Corporate social responsibility
How a business takes account of its economic, social and environmental impacts in the way it operates, maximising the benefits and minimising the downsides.
Ethical purchasing
The commitment to carry out its activities in an ethical manner. All activities should be based on the principle of upholding basic human rights or ensuring the least-negative impact on the environment.
Investment to save
A coherent, planned approach to the development of services to ensure that unnecessary expenditure is avoided and that available resources are used effectively and efficiently for long-term benefit.
Not-for-profit
Describes an organisation that has been established to reinvest any financial surpluses back into achieving the objectives of the organisation. Often used when referring to the voluntary sector.
Social Enterprise
A business that trades in the market for an explicit social purpose. Their characteristics are a clear social aim; socially owned and an enterprise-orientation where their turnover is derived from sales or contracts.
Social Firm
One type of social enterprise; a business set up specifically to create employment for disadvantaged people.
Social investment
A term used to describe investment in an organisation that is focused on the social rather than the financial return.

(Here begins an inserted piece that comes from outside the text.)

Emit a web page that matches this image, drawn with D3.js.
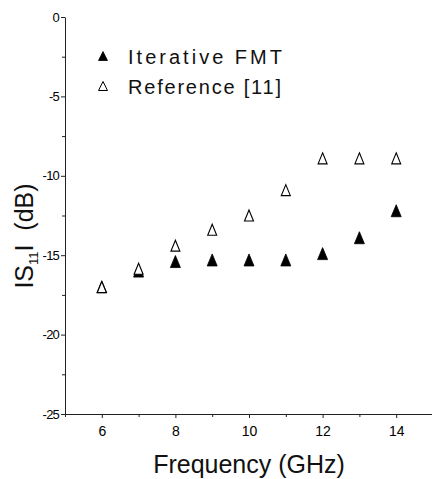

Social Return on Investment (SROI)
A measure of an organisation’s added-value by calculating the social, environmental and economic benefits it creates and by attributing a financial value to them.
Sustainable development
How the economic, social and environmental parts of our lives and society connect. Sustainable development is seen as development which meets the needs of the present without compromising the ability of future generations to meet their own needs.
Venture philanthropy
The process whereby individuals invest money and time in social and environmental organisations.